L’incredibile molteplicità dei luoghi della Sardegna necessita di differenti programmazioni: è difficile raggiungere risultati ottimali partendo da un’unica direzione centrale. Allo stesso modo una situazione così complessa non può essere risolta solamente con soluzioni di emergenza; non bastano nemmeno le sole misure economiche, ma bisogna armarsi di pazienza e impegnarsi ad unire e fare sintesi, anziché dividere, e cercare di mettere al bando rissosità e diffidenze.

La ricerca di una nuova via non si deve limitare solamente al mondo politico: ognuno di noi può e deve fare qualcosa nel proprio piccolo per cambiare, cercare di essere d’esempio per contribuire a rigenerare nel popolo la capacità di riconoscere sé stesso nella propria indipendenza, capace di affrancarsi da una sudditanza secolare.
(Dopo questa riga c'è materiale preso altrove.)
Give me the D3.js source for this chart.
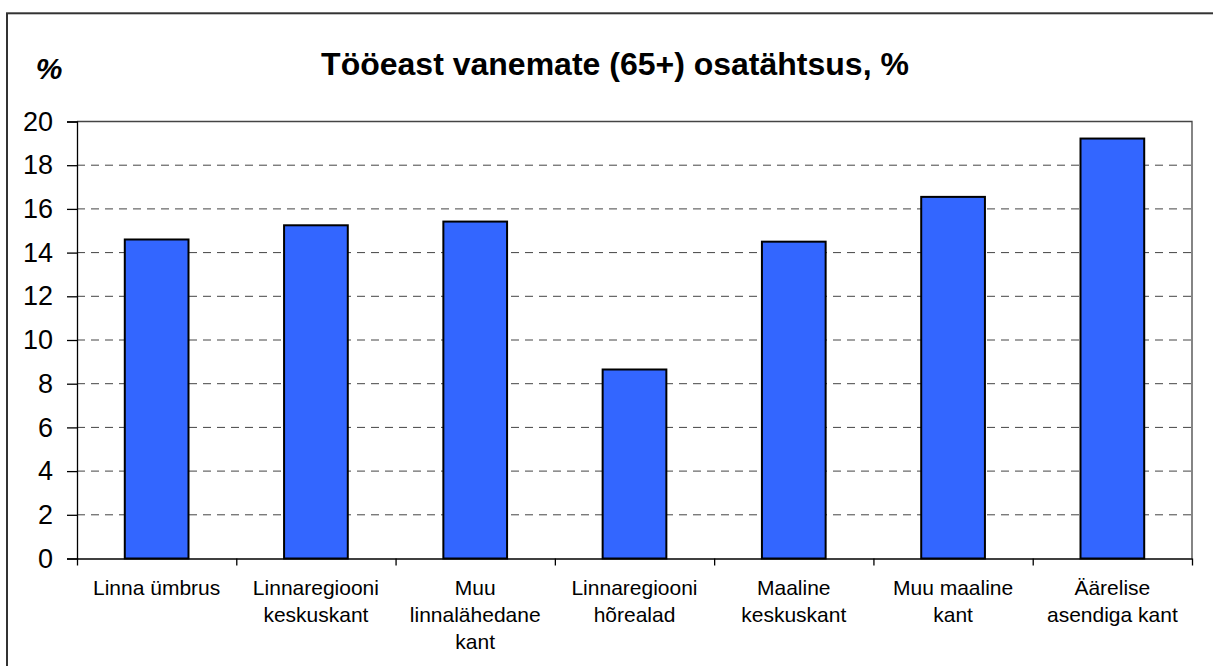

Un popolo degno di quella che fu forse la prima antica civiltà evoluta d’Europa.

A questo punto perché non puntare sulle nostre comunità piccole, adattabili e flessibili, capovolgendo l’assunto esplicitato dall’assessore Paci sulla inevitabilità di servizi da concentrare tutti nei luoghi a maggior numero di abitanti? Perché non riconoscere gli innegabili vantaggi di qualità della vita sociale dei piccoli centri e investire decentrando le competenze e le risorse direttamente ai comuni? Sono i comuni gli enti che hanno più di tutti diretto contatto con i cittadini e gli unici ancora capaci di contrastare anche lo scollamento tra cittadini, Regione e Stato.

Ci rimane il dubbio più grande: se sia giusto continuare a farci accompagnare da uno Stato e un’Europa grandi che disprezzano il nostro essere pochi e piccoli.